Key Experimental Results¶
Main Results (Google Fonts Cross-Family OOD)¶
| Method | Type | FID↓ | L1↓ | SSIM↑ |
|---|---|---|---|---|
| DeepVecFont-v2 | Image-ref | 45.2 | 0.089 | 0.82 |
| DualVector | Image-ref | 38.6 | 0.075 | 0.85 |
| StarVector | SVG-LLM | 89.4 | 0.142 | 0.68 |
| GPT-5.2 | General LLM | 92.1 | 0.158 | 0.61 |
| VecGlypher-4B (text-ref) | LLM | 52.3 | 0.095 | 0.79 |
| VecGlypher-4B (image-ref) | LLM | 31.2 | 0.065 | 0.88 |
Ablation Study¶
| Configuration | FID↓ | L1↓ | Notes |
|---|---|---|---|
| Stage 2 only (Google) | 58.7 | 0.102 | No Envato pre-training |
| Stage 1 only (Envato) | 43.5 | 0.081 | No Google fine-tuning |
| Stage 1 + Stage 2 | 31.2 | 0.065 | Full two-stage training |
| 4B model | 31.2 | 0.065 | — |
| 27B model | 26.8 | 0.054 | Larger model = higher quality |
| 70B model | 24.1 | 0.048 | Further improvement |
| Relative coords | 35.8 | 0.072 | Relative coordinate serialization |
| Absolute coords | 31.2 | 0.065 | Absolute coordinates are superior |
Key Findings¶
- VecGlypher outperforms all specialized baselines in image-guided generation, including DeepVecFont-v2 and DualVector.
- General-purpose LLMs (GPT-5.2) and SVG-LLMs (StarVector) fail entirely on glyph generation, demonstrating the indispensability of typography-specific training.
- Model scale is the primary driver of vector fidelity — the 70B model achieves approximately 23% lower FID than the 4B model.
- Large-scale Stage 1 pre-training yields substantially greater OOD gains than training on expert data alone, reducing FID from 58.7 to 31.2.
- Absolute coordinate serialization outperforms relative coordinates, likely because absolute coordinates provide the model with more direct spatial reference.
Highlights & Insights¶
- Unified Language Modeling Paradigm: Font design is reframed from a "drawing problem" to a "code-writing problem," effectively transferring the code generation capabilities of LLMs to this domain.
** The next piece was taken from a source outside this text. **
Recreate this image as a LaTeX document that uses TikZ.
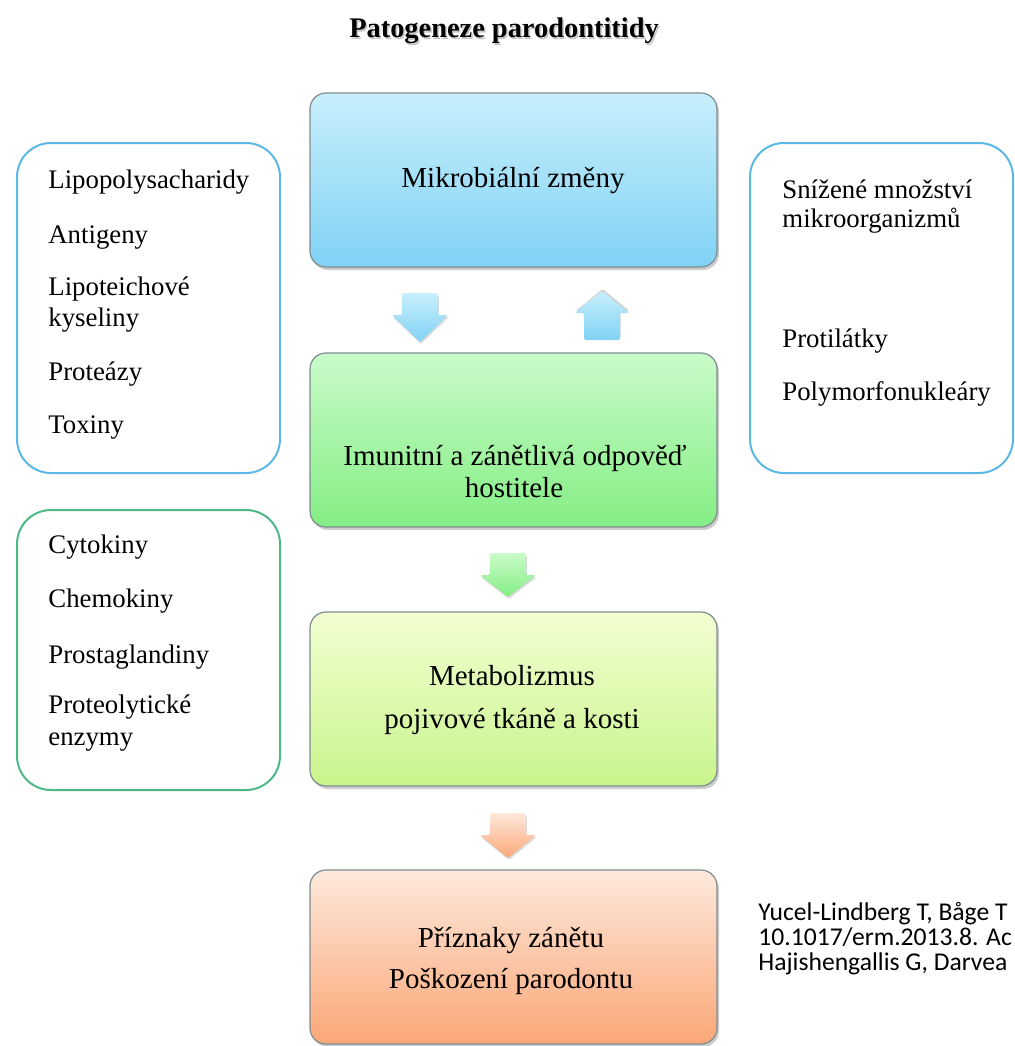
\documentclass[tikz,border=0pt]{standalone}
\usepackage{fontspec}
\setmainfont{Liberation Serif}
\newfontfamily\refsans{Carlito}
\usetikzlibrary{shadows}

% box and arrow colours (light top, deeper bottom)
\definecolor{blueA}{HTML}{C8EFFC}
\definecolor{blueB}{HTML}{80D2F5}
\definecolor{greenA}{HTML}{C9FBC9}
\definecolor{greenB}{HTML}{84EE84}
\definecolor{limeA}{HTML}{F2FFD2}
\definecolor{limeB}{HTML}{C9F48C}
\definecolor{peachA}{HTML}{FDE9DC}
\definecolor{peachB}{HTML}{FBA777}
\definecolor{sideblue}{HTML}{5AB8E6}
\definecolor{sidegreen}{HTML}{4FB888}
\definecolor{rimgray}{HTML}{7F8C92}

\tikzset{
  mainbox/.style={draw=rimgray, line width=0.6pt, rounded corners=8pt,
    minimum width=203.5pt, minimum height=87pt, inner sep=0pt,
    drop shadow={shadow xshift=1pt, shadow yshift=-1.5pt, opacity=0.4}},
  sidebox/.style={draw, line width=1pt, rounded corners=17pt,
    minimum width=131.5pt, inner sep=0pt, fill=white},
  boxtext/.style={anchor=base, font=\fontsize{14.5}{17}\selectfont, inner sep=0pt},
  item/.style={anchor=base west, font=\fontsize{13.4}{16}\selectfont, inner sep=0pt},
  reftext/.style={anchor=base west, font=\refsans\fontsize{12.8}{15}\selectfont, inner sep=0pt},
  blockarrow/.style={rounded corners=0.8pt,
    drop shadow={shadow xshift=0.4pt, shadow yshift=-1pt, opacity=0.3}},
  uparrowstyle/.style={rounded corners=0.8pt,
    drop shadow={shadow xshift=0.3pt, shadow yshift=1pt, opacity=0.35}}
}

% block arrow pointing down: x, top, head base, tip, colour prefix
\newcommand\arrowdown[5]{%
  \shade[blockarrow, top color=#5A, bottom color=#5B]
    (#1-18,#2) -- (#1+18,#2) -- (#1+18,#3) -- (#1+28,#3) -- (#1,#4)
    -- (#1-28,#3) -- (#1-18,#3) -- cycle;}
% block arrow pointing up: x, bottom, head base, tip, colour prefix
\newcommand\arrowup[5]{%
  \shade[uparrowstyle, top color=#5A, bottom color=#5B]
    (#1-18,#2) -- (#1+18,#2) -- (#1+18,#3) -- (#1+27,#3) -- (#1,#4)
    -- (#1-27,#3) -- (#1-18,#3) -- cycle;}

\begin{document}
\begin{tikzpicture}[x=0.5pt, y=-0.5pt]
\useasboundingbox (0,0) rectangle (1015,1046);
\clip (0,0) rectangle (1015,1046);

% title with soft shadow
\node[anchor=base, inner sep=0pt, font=\bfseries\fontsize{14.2}{17}\selectfont,
      text=black!45, opacity=0.5] (titleshadow) at (505.5,39.5) {Patogeneze parodontitidy};
\node[anchor=base, inner sep=0pt, font=\bfseries\fontsize{14.2}{17}\selectfont]
      (title) at (504,37) {Patogeneze parodontitidy};

% main chain of boxes
\node[mainbox, top color=blueA, bottom color=blueB] (b1) at (513.5,180) {};
\node[mainbox, top color=greenA, bottom color=greenB] (b2) at (513.5,440) {};
\node[mainbox, top color=limeA, bottom color=limeB] (b3) at (513.5,699) {};
\node[mainbox, top color=peachA, bottom color=peachB] (b4) at (513.5,957) {};

\node[boxtext] (t11) at (513,187) {Mikrobiální změny};
\node[boxtext] (t21) at (515,465) {Imunitní a zánětlivá odpověď};
\node[boxtext] (t22) at (514,497) {hostitele};
\node[boxtext] (t31) at (512,685) {Metabolizmus};
\node[boxtext] (t32) at (512,728) {pojivové tkáně a kosti};
\node[boxtext] (t41) at (511,947) {Příznaky zánětu};
\node[boxtext] (t42) at (511,988) {Poškození parodontu};

% block arrows between the boxes
\arrowdown{420}{293}{315}{342}{blue}
\arrowup{602}{340}{313}{291}{blue}
\arrowdown{508}{553}{575}{597}{green}
\arrowdown{508}{813}{835}{858}{peach}

% side lists
\node[sidebox, draw=sideblue, minimum height=165pt] (l1) at (148.5,308) {};
\node[item] (l11) at (48,188) {Lipopolysacharidy};
\node[item] (l12) at (48,243) {Antigeny};
\node[item] (l13) at (48,295) {Lipoteichové};
\node[item] (l14) at (48,326) {kyseliny};
\node[item] (l15) at (48,380) {Proteázy};
\node[item] (l16) at (48,433) {Toxiny};

\node[sidebox, draw=sideblue, minimum height=165pt] (r1) at (881.5,308) {};
\node[item] (r11) at (782,198) {Snížené množství};
\node[item] (r12) at (782,227) {mikroorganizmů};
\node[item] (r13) at (782,347) {Protilátky};
\node[item] (r14) at (782,400) {Polymorfonukleáry};

\node[sidebox, draw=sidegreen, minimum height=140pt] (l2) at (148.5,650) {};
\node[item] (l21) at (48,553) {Cytokiny};
\node[item] (l22) at (48,607) {Chemokiny};
\node[item] (l23) at (48,663) {Prostaglandiny};
\node[item] (l24) at (48,713) {Proteolytické};
\node[item] (l25) at (48,745) {enzymy};

% reference lines at the right edge
\node[reftext] (ref1) at (758,920) {Yucel-Lindberg T, Båge T};
\node[reftext] (ref2) at (758,945) {10.1017/erm.2013.8. Ac};
\node[reftext] (ref3) at (758,970) {Hajishengallis G, Darvea};
\end{tikzpicture}
\end{document}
This paradigm is extensible to any parameterizable design task (e.g., logos, icons, UI components).
- Two-Stage Data Strategy: The pattern of learning syntax from large noisy data and semantics from small refined data mirrors the NLP paradigm of pre-training followed by instruction tuning; its successful application to visual generation is noteworthy.
- Practical Workflow: The progressive design pipeline of text → initial glyphs → image-ref → complete font genuinely lowers the barrier to font creation.
Limitations & Future Work¶
- The current system supports only 62 characters ("0–9a–zA–Z"); large character sets such as Chinese fonts are not yet supported.
- Greedy decoding limits diversity; beam search or nucleus sampling may produce stylistically richer variants.
- Generation quality may degrade for long sequences (some glyphs exceed 1,000 tokens), necessitating improved long-sequence modeling.
- Fine-grained conditional control (e.g., independently controlling stroke weight, serif style, or aspect ratio) remains unexplored.
Related Work & Insights¶
- vs. DeepVecFont-v2: DVF-v2 employs a dedicated encoder-decoder with geometric post-optimization; VecGlypher uses a single LLM with a single forward pass, achieving a simpler architecture with superior results.
- vs. StarVector: StarVector targets general SVG icons; VecGlypher introduces font-specific data curation and training strategies that address typography-specific constraints StarVector cannot handle.
Rating¶
- Novelty: ⭐⭐⭐⭐⭐ First successful application of a multimodal LLM to vector glyph generation, unifying two conditioning modalities.
- Experimental Thoroughness: ⭐⭐⭐⭐⭐ Multi-scale models, cross-domain evaluation, detailed ablations, with comprehensive qualitative and quantitative analysis.
- Writing Quality: ⭐⭐⭐⭐⭐ Data engineering is described in detail; paradigm comparisons are clearly articulated.
- Value: ⭐⭐⭐⭐⭐ A practical tool that lowers the barrier to font design, with broad prospects for industrial application.